Other reports speak of strange lightsunexplained seismic rumbles, and Bigfoot sightings, suggesting that Shasta is not only a center of spiritual energy but also of interdimensional flux—a liminal zone where realities overlap. Elemental beings—gnomes, sylphs, and fauns—are said to dwell in its forests, visible only to those whose perception has been purified by reverence.

In such a place, the boundaries between myth and reality dissolve. To seek proof is to miss the point. Mount Shasta is the mystery: its very existence challenges the flatness of material consciousness. It is the embodiment of what the Hermetic philosophers called the anima mundi, the world-soul made manifest.

The Call of the Mountain

To approach Mount Shasta in the proper spirit is to undertake a pilgrimage of the soul. Whether one physically visits its slopes or contemplates its image inwardly, the mountain offers a path to gnosis.

In the end, Mount Shasta stands as both symbol and reality—a threshold between worlds, a colossal hieroglyph of the Divine. Whether we speak of Lemurians or ascended masters, of elemental beings or UFOs, all point toward the same transcendent mystery: that our world is far more wondrous, more conscious, and more alive than we have been taught to believe.
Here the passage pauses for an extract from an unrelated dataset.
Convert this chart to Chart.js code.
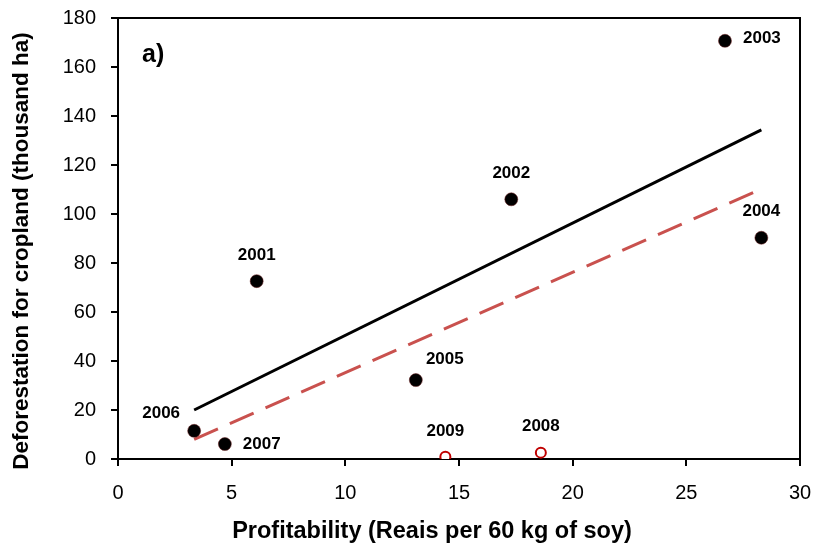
<!DOCTYPE html>
<html>
<head>
<meta charset="utf-8">
<script src="https://cdn.jsdelivr.net/npm/chart.js@4/dist/chart.umd.min.js"></script>
<style>
  html, body { margin: 0; padding: 0; background: #fff; }
  #wrap { width: 817px; height: 550px; }
</style>
</head>
<body>
<div id="wrap"><canvas id="c" width="817" height="550"></canvas></div>
<script>
// years with filled points (2001-2007)
const yearsA = ["2001", "2002", "2003", "2004", "2005", "2006", "2007"];
const profitA = [6.1, 17.3, 26.7, 28.3, 13.1, 3.35, 4.7];
const deforA = [72.6, 106, 170.7, 90.3, 32.2, 11.5, 6.1];

// years with open points (2008-2009)
const yearsB = ["2008", "2009"];
const profitB = [18.6, 14.4];
const deforB = [2.6, 0.9];

// fitted lines, endpoints
const fitX = [3.35, 28.3];
const fitSolid = [20, 134.3];
const fitDashed = [8, 110.2];

const xTicks = [0, 5, 10, 15, 20, 25, 30];
const yTicks = [0, 20, 40, 60, 80, 100, 120, 140, 160, 180];

const xTitle = "Profitability (Reais per 60 kg of soy)";
const yTitle = "Deforestation for cropland (thousand ha)";

const FONT = "'Liberation Sans', Arial, sans-serif";

// label offsets (px) relative to each point: [dx, dy, align]
const labelPos = {
  "2001": [0, -26, "center"], "2002": [0, -26, "center"], "2003": [18, -2, "left"],
  "2004": [0, -26, "center"], "2005": [29, -21, "center"], "2006": [-33, -18, "center"],
  "2007": [18, 0, "left"], "2008": [0, -26, "center"], "2009": [0, -25, "center"]
};

const toPts = (xs, ys) => xs.map((x, i) => ({ x, y: ys[i] }));

// keep tick labels from pushing the plot area in
const noPad = (s) => { s.paddingTop = 0; s.paddingBottom = 0; s.paddingLeft = 0; s.paddingRight = 0; };

const labelPlugin = {
  id: "labels",
  afterDatasetsDraw(chart) {
    const ctx = chart.ctx;
    const xs = chart.scales.x, ys = chart.scales.y;
    const a = chart.chartArea;
    ctx.save();
    ctx.fillStyle = "#000";
    ctx.font = "bold 17px " + FONT;
    ctx.textBaseline = "middle";
    const draw = (years, px, py) => years.forEach((yr, i) => {
      const [dx, dy, al] = labelPos[yr];
      ctx.textAlign = al;
      ctx.fillText(yr, xs.getPixelForValue(px[i]) + dx, ys.getPixelForValue(py[i]) + dy);
    });
    draw(yearsA, profitA, deforA);
    draw(yearsB, profitB, deforB);
    // panel letter
    ctx.font = "bold 25px " + FONT;
    ctx.textAlign = "left";
    ctx.fillText("a)", a.left + 24, a.top + 37);
    // axis titles
    ctx.textAlign = "center";
    ctx.font = "bold 23.5px " + FONT;
    ctx.fillText(xTitle, 432, 532);
    ctx.save();
    ctx.translate(21.5, 251);
    ctx.rotate(-Math.PI / 2);
    ctx.font = "bold 22.5px " + FONT;
    ctx.fillText(yTitle, 0, 0);
    ctx.restore();
    // top and right frame
    ctx.strokeStyle = "#000";
    ctx.lineWidth = 2;
    ctx.beginPath();
    ctx.moveTo(a.left, a.top);
    ctx.lineTo(a.right, a.top);
    ctx.lineTo(a.right, a.bottom);
    ctx.stroke();
    ctx.restore();
  }
};

new Chart(document.getElementById("c"), {
  type: "scatter",
  data: {
    datasets: [
      {
        label: "2001-2007",
        data: toPts(profitA, deforA),
        backgroundColor: "#000",
        borderColor: "#6b1a1a",
        borderWidth: 0.5,
        pointRadius: 6.5,
        order: 1
      },
      {
        label: "2008-2009",
        data: toPts(profitB, deforB),
        backgroundColor: "#fff",
        borderColor: "#c00000",
        borderWidth: 2,
        pointRadius: 5,
        order: 1
      },
      {
        type: "line",
        label: "fit",
        data: toPts(fitX, fitSolid),
        borderColor: "#000",
        borderWidth: 3,
        pointRadius: 0,
        order: 2
      },
      {
        type: "line",
        label: "fit dashed",
        data: toPts(fitX, fitDashed),
        borderColor: "#c9514e",
        borderWidth: 3,
        borderDash: [26, 13],
        pointRadius: 0,
        order: 2
      }
    ]
  },
  options: {
    responsive: false,
    animation: false,
    layout: { padding: { top: 18, right: 17, left: 0, bottom: 0 } },
    plugins: { legend: { display: false }, tooltip: { enabled: false } },
    scales: {
      x: {
        type: "linear",
        min: 0, max: 30,
        afterBuildTicks: (s) => { s.ticks = xTicks.map((v) => ({ value: v })); },
        afterFit: (s) => { s.height = 91; noPad(s); },
        grid: { drawOnChartArea: false, drawTicks: true, tickLength: 7, color: "#000", lineWidth: 2 },
        border: { color: "#000", width: 2 },
        ticks: { color: "#000", padding: 15, font: { size: 20, family: FONT } },
        title: { display: false }
      },
      y: {
        type: "linear",
        min: 0, max: 180,
        afterBuildTicks: (s) => { s.ticks = yTicks.map((v) => ({ value: v })); },
        afterFit: (s) => { s.width = 118; noPad(s); },
        grid: { drawOnChartArea: false, drawTicks: true, tickLength: 7, color: "#000", lineWidth: 2 },
        border: { color: "#000", width: 2 },
        ticks: { color: "#000", padding: 15, font: { size: 20, family: FONT } },
        title: { display: false }
      }
    }
  },
  plugins: [labelPlugin]
});
</script>
</body>
</html>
It matters little whether one dwells in the shadow of Mount Shasta or upon some distant shore, for the Masters abide not within the limitations of place or time. They move through subtler dimensions, traversing the luminous currents that flow beneath the fabric of the visible world. Their communication is not limited to word or letter, but speaks through the silent language of the soul—telepathic, immediate, and profound. To those whose hearts are attuned to their call, they are never far away; they are as near as one’s own breath, as intimate as the pulse of spirit within.

The call of the mountain does not ring forth in words, but in wind, in silence, in the shimmering veil of snow and cloud. Those who listen with the heart may yet hear it whisper:

“You too are a mountain of light. Climb inward. Ascend.”